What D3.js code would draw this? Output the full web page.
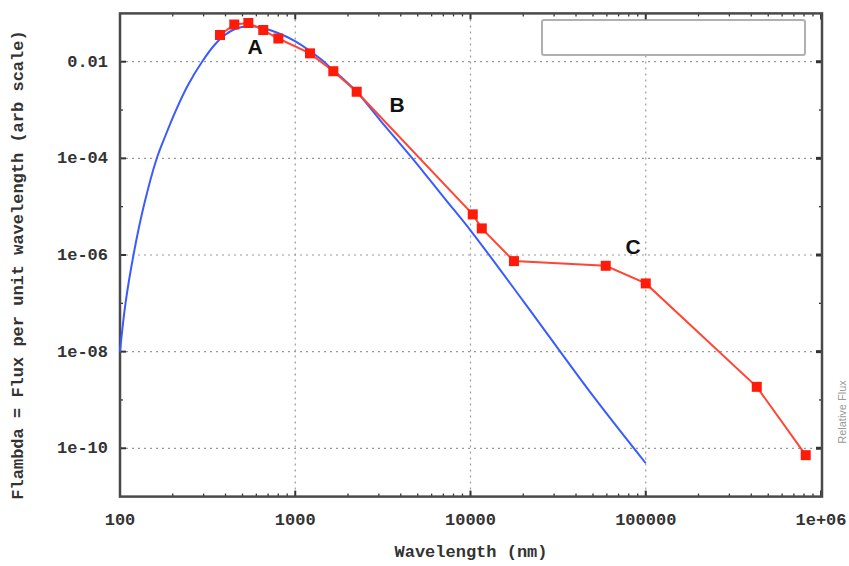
<!DOCTYPE html>
<html>
<head>
<meta charset="utf-8">
<script src="https://cdn.jsdelivr.net/npm/d3@7"></script>
<style>
  body { margin: 0; background: #fff; }
  svg { display: block; }
</style>
</head>
<body>
<div id="chart"></div>
<script>
// model curve (blue)
const modelWavelength = [100, 107.5, 119.4, 136.2, 161.5, 180.6, 207, 244, 294, 348, 397, 453, 517, 589, 672, 797, 997, 1214, 1421, 1642, 1922, 2251, 3045, 4698, 5873, 7248, 10070, 20200, 50660, 100000];
const modelFlux = [1.0e-8, 1.0e-7, 1.0e-6, 9.8e-6, 9.6e-5, 2.8e-4, 9.3e-4, 3.26e-3, 1.0e-2, 2.27e-2, 3.57e-2, 4.75e-2, 5.36e-2, 5.36e-2, 4.87e-2, 3.93e-2, 2.68e-2, 1.67e-2, 1.08e-2, 6.73e-3, 4.08e-3, 2.36e-3, 6.21e-4, 9.67e-5, 3.55e-5, 1.37e-5, 3.13e-6, 1.06e-7, 1.14e-9, 4.9e-11];

// observed points (red)
const obsWavelength = [372, 449, 540, 657, 801, 1214, 1649, 2242, 10300, 11600, 17700, 59100, 100000, 430000, 818000];
const obsFlux = [0.0357, 0.0589, 0.0633, 0.0453, 0.0302, 0.0149, 0.00636, 0.00239, 6.93e-6, 3.55e-6, 7.47e-7, 5.98e-7, 2.58e-7, 1.87e-9, 7.2e-11];

// axis ticks
const xTickValues = [100, 1000, 10000, 100000, 1e6];
const xTickLabels = ["100", "1000", "10000", "100000", "1e+06"];
const yTickValues = [1e-2, 1e-4, 1e-6, 1e-8, 1e-10];
const yTickLabels = ["0.01", "1e-04", "1e-06", "1e-08", "1e-10"];

// annotations
const noteText = ["A", "B", "C"];
const noteWavelength = [589, 3807, 84600];
const noteFlux = [0.0211, 1.33e-3, 1.48e-6];

const width = 849, height = 566;
const pLeft = 120, pRight = 821, pTop = 13.4, pBottom = 496.6;
const font = "'Liberation Mono', 'DejaVu Sans Mono', monospace";

const svg = d3.select('#chart').append('svg')
    .attr('width', width)
    .attr('height', height);

const x = d3.scaleLog().domain([100, 1e6]).range([pLeft, pRight]);
const y = d3.scaleLog().domain([1e-11, 1e-1]).range([pBottom, pTop]);

// grid
const grid = svg.append('g')
    .attr('stroke', '#9a9a9a')
    .attr('stroke-width', 1.2)
    .attr('stroke-dasharray', '2,4');
grid.selectAll('.gy').data(yTickValues).enter().append('line')
    .attr('x1', pLeft).attr('x2', pRight + 1)
    .attr('y1', d => y(d)).attr('y2', d => y(d));
grid.selectAll('.gx').data(xTickValues.slice(1, 4)).enter().append('line')
    .attr('x1', d => x(d)).attr('x2', d => x(d))
    .attr('y1', pTop).attr('y2', pBottom);

// legend box (empty)
svg.append('rect')
    .attr('x', 542).attr('y', 20)
    .attr('width', 263).attr('height', 35)
    .attr('rx', 2)
    .attr('fill', '#fff')
    .attr('stroke', '#b0b0b0')
    .attr('stroke-width', 2);

// minor ticks
const xMinor = [];
for (let e = 2; e < 6; e++) for (let m = 2; m <= 9; m++) xMinor.push(m * Math.pow(10, e));
const yMinor = [1e-3, 1e-5, 1e-7, 1e-9];

const ticks = svg.append('g').attr('stroke', '#333').attr('stroke-width', 1.3);
ticks.selectAll('.xm').data(xMinor).enter().append('line')
    .attr('x1', d => x(d)).attr('x2', d => x(d))
    .attr('y1', pBottom).attr('y2', pBottom - 3);
ticks.selectAll('.xmt').data(xMinor).enter().append('line')
    .attr('x1', d => x(d)).attr('x2', d => x(d))
    .attr('y1', pTop).attr('y2', pTop + 3);
ticks.selectAll('.xM').data(xTickValues).enter().append('line')
    .attr('x1', d => x(d)).attr('x2', d => x(d))
    .attr('y1', pBottom).attr('y2', pBottom - 6).attr('stroke-width', 2);
ticks.selectAll('.xMt').data(xTickValues).enter().append('line')
    .attr('x1', d => x(d)).attr('x2', d => x(d))
    .attr('y1', pTop).attr('y2', pTop + 6).attr('stroke-width', 2);
ticks.selectAll('.ym').data(yMinor).enter().append('line')
    .attr('x1', pLeft).attr('x2', pLeft + 3)
    .attr('y1', d => y(d)).attr('y2', d => y(d));
ticks.selectAll('.ymr').data(yMinor).enter().append('line')
    .attr('x1', pRight + 1).attr('x2', pRight - 2)
    .attr('y1', d => y(d)).attr('y2', d => y(d));
ticks.selectAll('.yM').data(yTickValues).enter().append('line')
    .attr('x1', pLeft).attr('x2', pLeft + 6)
    .attr('y1', d => y(d)).attr('y2', d => y(d)).attr('stroke-width', 2);
ticks.selectAll('.yMr').data(yTickValues).enter().append('line')
    .attr('x1', pRight + 1).attr('x2', pRight - 5)
    .attr('y1', d => y(d)).attr('y2', d => y(d)).attr('stroke-width', 3);

// border
svg.append('rect')
    .attr('x', pLeft).attr('y', pTop)
    .attr('width', pRight - pLeft + 1).attr('height', pBottom - pTop)
    .attr('fill', 'none')
    .attr('stroke', '#4a4a4a')
    .attr('stroke-width', 2.5);

// tick labels
svg.selectAll('.xl').data(xTickValues).enter().append('text')
    .attr('x', d => x(d)).attr('y', pBottom + 28)
    .attr('text-anchor', 'middle')
    .style('font', `bold 17px ${font}`).attr('fill', '#333')
    .text((d, i) => xTickLabels[i]);
svg.selectAll('.yl').data(yTickValues).enter().append('text')
    .attr('x', pLeft - 12).attr('y', d => y(d) + 5)
    .attr('text-anchor', 'end')
    .style('font', `bold 17px ${font}`).attr('fill', '#333')
    .text((d, i) => yTickLabels[i]);

// axis titles
svg.append('text')
    .attr('x', 471).attr('y', 557)
    .attr('text-anchor', 'middle')
    .style('font', `bold 17px ${font}`).attr('fill', '#333')
    .text('Wavelength (nm)');
svg.append('text')
    .attr('transform', 'translate(23,265) rotate(-90)')
    .attr('text-anchor', 'middle')
    .style('font', `bold 17px ${font}`).attr('fill', '#333')
    .text('Flambda = Flux per unit wavelength (arb scale)');

// label belonging to the neighbouring panel
svg.append('text')
    .attr('transform', 'translate(846,412) rotate(-90)')
    .attr('text-anchor', 'middle')
    .style('font', "11px 'Liberation Sans', Arial, sans-serif").attr('fill', '#9a9a9a')
    .text('Relative Flux');

const plot = svg.append('g');

// model curve
const modelData = modelWavelength.map((w, i) => [w, modelFlux[i]]);
plot.append('path')
    .datum(modelData)
    .attr('fill', 'none')
    .attr('stroke', '#3a5cff')
    .attr('stroke-width', 2)
    .attr('d', d3.line().x(d => x(d[0])).y(d => y(d[1])).curve(d3.curveCatmullRom.alpha(0.5)));

// observations
const obsData = obsWavelength.map((w, i) => [w, obsFlux[i]]);
plot.append('path')
    .datum(obsData)
    .attr('fill', 'none')
    .attr('stroke', '#ff4535')
    .attr('stroke-width', 2)
    .attr('d', d3.line().x(d => x(d[0])).y(d => y(d[1])));
plot.selectAll('.pt').data(obsData).enter().append('rect')
    .attr('x', d => x(d[0]) - 5).attr('y', d => y(d[1]) - 5)
    .attr('width', 10).attr('height', 10)
    .attr('fill', '#ff1a0a');

// letters
svg.selectAll('.note').data(noteText).enter().append('text')
    .attr('x', (d, i) => x(noteWavelength[i]))
    .attr('y', (d, i) => y(noteFlux[i]))
    .attr('text-anchor', 'middle')
    .attr('dominant-baseline', 'central')
    .style('font', "bold 21px 'Liberation Sans', Arial, sans-serif")
    .attr('fill', '#111')
    .text(d => d);
</script>
</body>
</html>
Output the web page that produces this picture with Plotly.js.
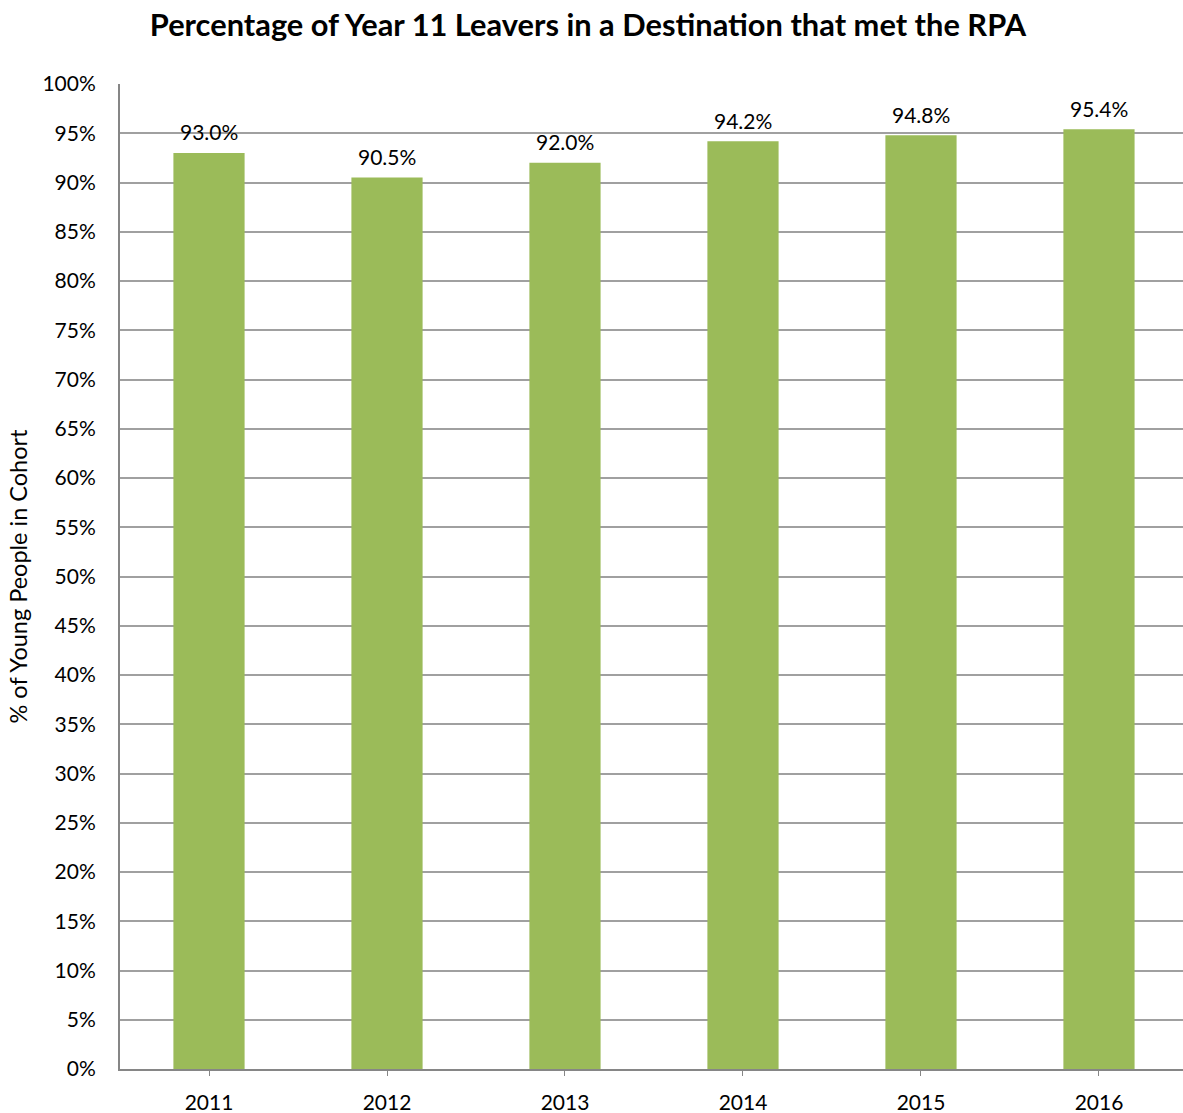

• _Required work_
Reproduce the material above exactly, first line through the line that contains "1.06e-7, 1.14e-9, 4.9e-11];", minus the pictures.

• _Output for this exercise_
What D3.js code would draw this? Output the full web page.
<!DOCTYPE html>
<html>
<head>
<meta charset="utf-8">
<script src="https://cdn.jsdelivr.net/npm/d3@7"></script>
<style>
  body { margin: 0; background: #fff; }
  svg { display: block; }
</style>
</head>
<body>
<div id="chart"></div>
<script>
// model curve (blue)
const modelWavelength = [100, 107.5, 119.4, 136.2, 161.5, 180.6, 207, 244, 294, 348, 397, 453, 517, 589, 672, 797, 997, 1214, 1421, 1642, 1922, 2251, 3045, 4698, 5873, 7248, 10070, 20200, 50660, 100000];
const modelFlux = [1.0e-8, 1.0e-7, 1.0e-6, 9.8e-6, 9.6e-5, 2.8e-4, 9.3e-4, 3.26e-3, 1.0e-2, 2.27e-2, 3.57e-2, 4.75e-2, 5.36e-2, 5.36e-2, 4.87e-2, 3.93e-2, 2.68e-2, 1.67e-2, 1.08e-2, 6.73e-3, 4.08e-3, 2.36e-3, 6.21e-4, 9.67e-5, 3.55e-5, 1.37e-5, 3.13e-6, 1.06e-7, 1.14e-9, 4.9e-11];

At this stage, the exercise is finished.